In recent years, the United States Army began to consider reviving the XM8 program as an affordable, mobile, and air-transportable fire support vehicle. Whether the XM8 will be revived or not remains to be seen, but we might not have seen the last of this light tank.
In Armored Warfare
In Armored Warfare, the XM8 is a tier 8 light tank in Marat Shishkin’s light tank branch. It is very maneuverable and fast and can reach its historical speed of 72 km/h thanks to its two powerful engine modules. These two modules actually represent one engine running on two different fuels – diesel and JP-8 (military jet fuel) with the diesel version actually providing more horsepower, allowing the vehicle to accelerate faster (0 to 32 km/h in 2.9 seconds).
Much like its real life counterpart, the in-game XM8 armor can be customized, although in this case the Level 2 and Level 3 kits represent clear armor upgrades. The vehicle starts with a rather thin aluminum skin (36mm front, 27-32mm sides and 18-23mm rear) that can be upgraded to Level 2 and Level 3 composite armor kits with each upgrade adding roughly 20-40mm of extra protection. The ultimate version of the XM8 can withstand impacts from some anti-tank guided missiles and HEAT shells thanks to the spaced armor layers and the composite armor properties.

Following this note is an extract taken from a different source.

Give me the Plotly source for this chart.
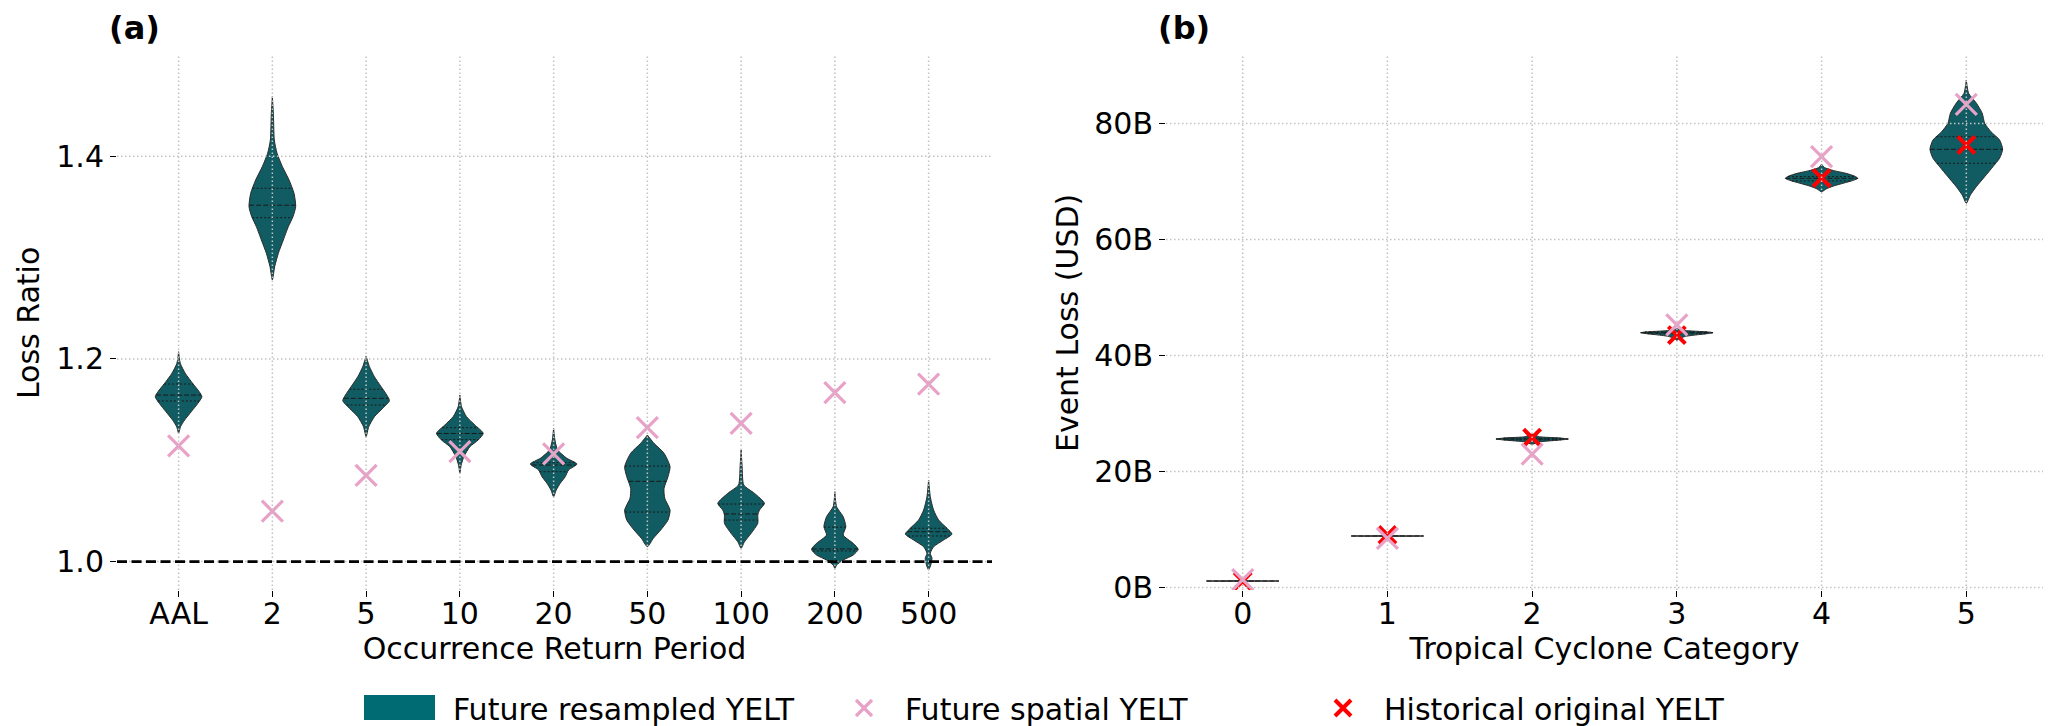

The 105mm gun can fire very powerful APFSDS rounds (458mm, 468mm and 490mm penetration, 470-504 damage), HEAT rounds (401mm and 410mm penetration with 588-616 damage) and HEP rounds. The vehicle can also be equipped with a smoke grenade launcher and a Thermal Sight module, allowing the players to better spot enemies hiding behind bushes. Universal, Mobility and Armor retrofit slots are available to the XM8 as well.
Overall the XM8 is a very fast and powerful light tank, capable of outrunning and outflanking practically any opponent in the game. In the future, it will be followed by its more powerful 120mm-equipped version, the tier 9 M8 Thunderbolt light tank.